From the listing that follows, output everything exactly except the pictures.

▸ **Source excerpt**:
* * * * *

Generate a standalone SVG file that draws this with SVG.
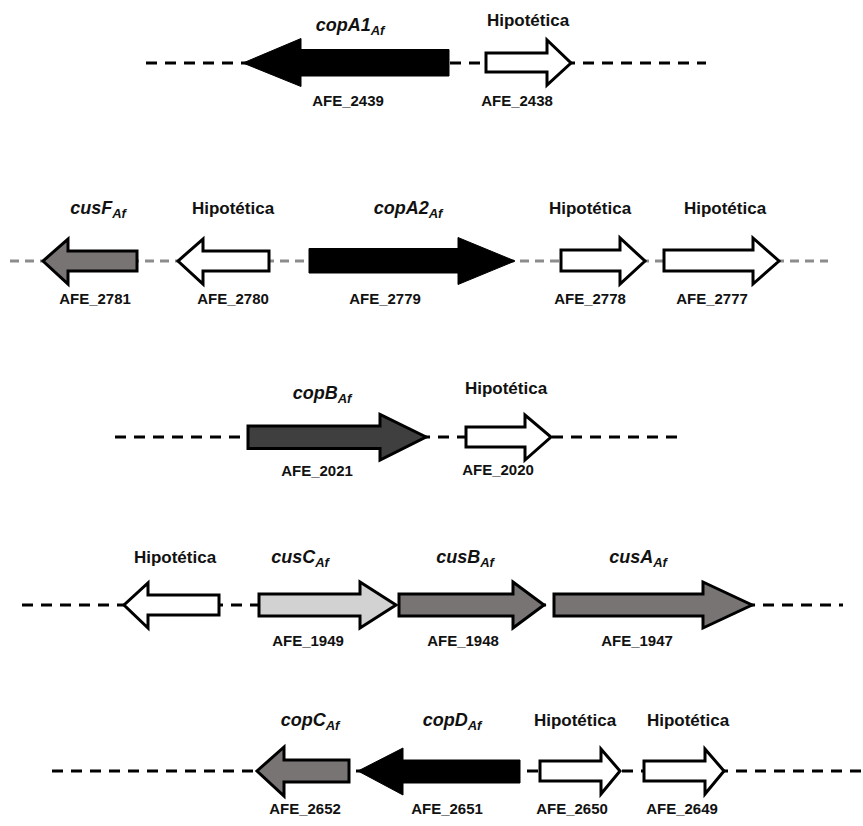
<svg xmlns="http://www.w3.org/2000/svg" width="863" height="826" viewBox="0 0 863 826">
<style>
.bb{stroke:#000;stroke-width:3;stroke-dasharray:11 8;fill:none}
.gb{stroke:#8c8c8c;stroke-width:3;stroke-dasharray:9 6;fill:none}
.ar{stroke:#000;stroke-width:3;stroke-linejoin:miter}
.w{fill:#fff}
.k{fill:#000;stroke:#000;stroke-width:1}
.g{fill:#787474}
.d{fill:#3f3f3f}
.l{fill:#d2d2d2}
text{font-family:"Liberation Sans",Arial,sans-serif;font-weight:bold;fill:#111;text-anchor:middle}
.n{font-size:18px;font-style:italic}
.s{font-size:13px}
.h{font-size:17px}
.a{font-size:15px}
</style>
<rect width="863" height="826" fill="#fff"/>
<g id="connectors">
<line class="bb" x1="146" y1="63" x2="706" y2="63"/>
<line class="gb" x1="10" y1="261" x2="828" y2="261"/>
<line class="bb" x1="115" y1="437" x2="685" y2="437"/>
<line class="bb" x1="22" y1="605" x2="843" y2="605"/>
<line class="bb" x1="52" y1="771" x2="863" y2="771"/>
</g>
<!-- Row 1 -->
<g id="copA1">
<polygon class="k" points="449,49.5 301,49.5 301,38.5 243,63 301,86.5 301,76 449,76"/>
<text class="n" x="350" y="31">copA1<tspan class="s" dy="4">Af</tspan></text>
<text class="a" x="348" y="106">AFE_2439</text>
</g>
<g id="AFE_2438">
<polygon class="ar w" points="486,53 547,53 547,40 571,63 547,85 547,72 486,72"/>
<text class="h" x="528" y="26">Hipotética</text>
<text class="a" x="517" y="106">AFE_2438</text>
</g>
<!-- Row 2 -->
<g id="cusF">
<polygon class="ar g" points="137,251 68,251 68,239 43,261 68,284 68,271 137,271"/>
<text class="n" x="98" y="214">cusF<tspan class="s" dy="4">Af</tspan></text>
<text class="a" x="95" y="304">AFE_2781</text>
</g>
<g id="AFE_2780">
<polygon class="ar w" points="269,251 203,251 203,239 178,261 203,284 203,271 269,271"/>
<text class="h" x="233" y="214">Hipotética</text>
<text class="a" x="233" y="304">AFE_2780</text>
</g>
<g id="copA2">
<polygon class="k" points="309,248.5 458,248.5 458,237.5 515,261 458,284.5 458,273 309,273"/>
<text class="n" x="408" y="214">copA2<tspan class="s" dy="4">Af</tspan></text>
<text class="a" x="385" y="304">AFE_2779</text>
</g>
<g id="AFE_2778">
<polygon class="ar w" points="561,250 620,250 620,238 645,261 620,284 620,271 561,271"/>
<text class="h" x="590" y="214">Hipotética</text>
<text class="a" x="590" y="304">AFE_2778</text>
</g>
<g id="AFE_2777">
<polygon class="ar w" points="664,250 753,250 753,238 779,261 753,284 753,271 664,271"/>
<text class="h" x="725" y="214">Hipotética</text>
<text class="a" x="712" y="304">AFE_2777</text>
</g>
<!-- Row 3 -->
<g id="copB">
<polygon class="ar d" points="248,426 380,426 380,414.5 426,437 380,460 380,448.5 248,448.5"/>
<text class="n" x="322" y="399">copB<tspan class="s" dy="4">Af</tspan></text>
<text class="a" x="317" y="476">AFE_2021</text>
</g>
<g id="AFE_2020">
<polygon class="ar w" points="466,427 525,427 525,415 551,437 525,460 525,447 466,447"/>
<text class="h" x="506" y="394">Hipotética</text>
<text class="a" x="498" y="475">AFE_2020</text>
</g>
<!-- Row 4 -->
<g id="hyp4">
<polygon class="ar w" points="219,595 148,595 148,583 124,605 148,628 148,615 219,615"/>
<text class="h" x="175" y="563">Hipotética</text>
</g>
<g id="cusC">
<polygon class="ar l" points="259,594 360,594 360,582 396,605 360,628 360,616 259,616"/>
<text class="n" x="300" y="563">cusC<tspan class="s" dy="4">Af</tspan></text>
<text class="a" x="308" y="646">AFE_1949</text>
</g>
<g id="cusB">
<polygon class="ar g" points="399,594 513,594 513,582 544,605 513,628 513,616 399,616"/>
<text class="n" x="465" y="563">cusB<tspan class="s" dy="4">Af</tspan></text>
<text class="a" x="463" y="646">AFE_1948</text>
</g>
<g id="cusA">
<polygon class="ar g" points="554,594 703,594 703,582 752,605 703,628 703,616 554,616"/>
<text class="n" x="638" y="563">cusA<tspan class="s" dy="4">Af</tspan></text>
<text class="a" x="637" y="646">AFE_1947</text>
</g>
<!-- Row 5 -->
<g id="copC">
<polygon class="ar g" points="349,760 284,760 284,747 257,771 284,796 284,782 349,782"/>
<text class="n" x="310" y="726">copC<tspan class="s" dy="4">Af</tspan></text>
<text class="a" x="305" y="814">AFE_2652</text>
</g>
<g id="copD">
<polygon class="k" points="520,760 403,760 403,748 358,771 403,795 403,783 520,783"/>
<text class="n" x="452" y="726">copD<tspan class="s" dy="4">Af</tspan></text>
<text class="a" x="447" y="814">AFE_2651</text>
</g>
<g id="AFE_2650">
<polygon class="ar w" points="540,761 601,761 601,749 620,771 601,794 601,781 540,781"/>
<text class="h" x="575" y="726">Hipotética</text>
<text class="a" x="572" y="814">AFE_2650</text>
</g>
<g id="AFE_2649">
<polygon class="ar w" points="644,761 705,761 705,749 724,771 705,794 705,781 644,781"/>
<text class="h" x="688" y="726">Hipotética</text>
<text class="a" x="682" y="814">AFE_2649</text>
</g>
</svg>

* * * * *

▸ **Worked answer**:
Generate a standalone SVG file that draws this with SVG.
<svg xmlns="http://www.w3.org/2000/svg" width="863" height="826" viewBox="0 0 863 826">
<style>
.bb{stroke:#000;stroke-width:3;stroke-dasharray:11 8;fill:none}
.gb{stroke:#8c8c8c;stroke-width:3;stroke-dasharray:9 6;fill:none}
.ar{stroke:#000;stroke-width:3;stroke-linejoin:miter}
.w{fill:#fff}
.k{fill:#000;stroke:#000;stroke-width:1}
.g{fill:#787474}
.d{fill:#3f3f3f}
.l{fill:#d2d2d2}
text{font-family:"Liberation Sans",Arial,sans-serif;font-weight:bold;fill:#111;text-anchor:middle}
.n{font-size:18px;font-style:italic}
.s{font-size:13px}
.h{font-size:17px}
.a{font-size:15px}
</style>
<rect width="863" height="826" fill="#fff"/>
<g id="connectors">
<line class="bb" x1="146" y1="63" x2="706" y2="63"/>
<line class="gb" x1="10" y1="261" x2="828" y2="261"/>
<line class="bb" x1="115" y1="437" x2="685" y2="437"/>
<line class="bb" x1="22" y1="605" x2="843" y2="605"/>
<line class="bb" x1="52" y1="771" x2="863" y2="771"/>
</g>
<!-- Row 1 -->
<g id="copA1">
<polygon class="k" points="449,49.5 301,49.5 301,38.5 243,63 301,86.5 301,76 449,76"/>
<text class="n" x="350" y="31">copA1<tspan class="s" dy="4">Af</tspan></text>
<text class="a" x="348" y="106">AFE_2439</text>
</g>
<g id="AFE_2438">
<polygon class="ar w" points="486,53 547,53 547,40 571,63 547,85 547,72 486,72"/>
<text class="h" x="528" y="26">Hipotética</text>
<text class="a" x="517" y="106">AFE_2438</text>
</g>
<!-- Row 2 -->
<g id="cusF">
<polygon class="ar g" points="137,251 68,251 68,239 43,261 68,284 68,271 137,271"/>
<text class="n" x="98" y="214">cusF<tspan class="s" dy="4">Af</tspan></text>
<text class="a" x="95" y="304">AFE_2781</text>
</g>
<g id="AFE_2780">
<polygon class="ar w" points="269,251 203,251 203,239 178,261 203,284 203,271 269,271"/>
<text class="h" x="233" y="214">Hipotética</text>
<text class="a" x="233" y="304">AFE_2780</text>
</g>
<g id="copA2">
<polygon class="k" points="309,248.5 458,248.5 458,237.5 515,261 458,284.5 458,273 309,273"/>
<text class="n" x="408" y="214">copA2<tspan class="s" dy="4">Af</tspan></text>
<text class="a" x="385" y="304">AFE_2779</text>
</g>
<g id="AFE_2778">
<polygon class="ar w" points="561,250 620,250 620,238 645,261 620,284 620,271 561,271"/>
<text class="h" x="590" y="214">Hipotética</text>
<text class="a" x="590" y="304">AFE_2778</text>
</g>
<g id="AFE_2777">
<polygon class="ar w" points="664,250 753,250 753,238 779,261 753,284 753,271 664,271"/>
<text class="h" x="725" y="214">Hipotética</text>
<text class="a" x="712" y="304">AFE_2777</text>
</g>
<!-- Row 3 -->
<g id="copB">
<polygon class="ar d" points="248,426 380,426 380,414.5 426,437 380,460 380,448.5 248,448.5"/>
<text class="n" x="322" y="399">copB<tspan class="s" dy="4">Af</tspan></text>
<text class="a" x="317" y="476">AFE_2021</text>
</g>
<g id="AFE_2020">
<polygon class="ar w" points="466,427 525,427 525,415 551,437 525,460 525,447 466,447"/>
<text class="h" x="506" y="394">Hipotética</text>
<text class="a" x="498" y="475">AFE_2020</text>
</g>
<!-- Row 4 -->
<g id="hyp4">
<polygon class="ar w" points="219,595 148,595 148,583 124,605 148,628 148,615 219,615"/>
<text class="h" x="175" y="563">Hipotética</text>
</g>
<g id="cusC">
<polygon class="ar l" points="259,594 360,594 360,582 396,605 360,628 360,616 259,616"/>
<text class="n" x="300" y="563">cusC<tspan class="s" dy="4">Af</tspan></text>
<text class="a" x="308" y="646">AFE_1949</text>
</g>
<g id="cusB">
<polygon class="ar g" points="399,594 513,594 513,582 544,605 513,628 513,616 399,616"/>
<text class="n" x="465" y="563">cusB<tspan class="s" dy="4">Af</tspan></text>
<text class="a" x="463" y="646">AFE_1948</text>
</g>
<g id="cusA">
<polygon class="ar g" points="554,594 703,594 703,582 752,605 703,628 703,616 554,616"/>
<text class="n" x="638" y="563">cusA<tspan class="s" dy="4">Af</tspan></text>
<text class="a" x="637" y="646">AFE_1947</text>
</g>
<!-- Row 5 -->
<g id="copC">
<polygon class="ar g" points="349,760 284,760 284,747 257,771 284,796 284,782 349,782"/>
<text class="n" x="310" y="726">copC<tspan class="s" dy="4">Af</tspan></text>
<text class="a" x="305" y="814">AFE_2652</text>
</g>
<g id="copD">
<polygon class="k" points="520,760 403,760 403,748 358,771 403,795 403,783 520,783"/>
<text class="n" x="452" y="726">copD<tspan class="s" dy="4">Af</tspan></text>
<text class="a" x="447" y="814">AFE_2651</text>
</g>
<g id="AFE_2650">
<polygon class="ar w" points="540,761 601,761 601,749 620,771 601,794 601,781 540,781"/>
<text class="h" x="575" y="726">Hipotética</text>
<text class="a" x="572" y="814">AFE_2650</text>
</g>
<g id="AFE_2649">
<polygon class="ar w" points="644,761 705,761 705,749 724,771 705,794 705,781 644,781"/>
<text class="h" x="688" y="726">Hipotética</text>
<text class="a" x="682" y="814">AFE_2649</text>
</g>
</svg>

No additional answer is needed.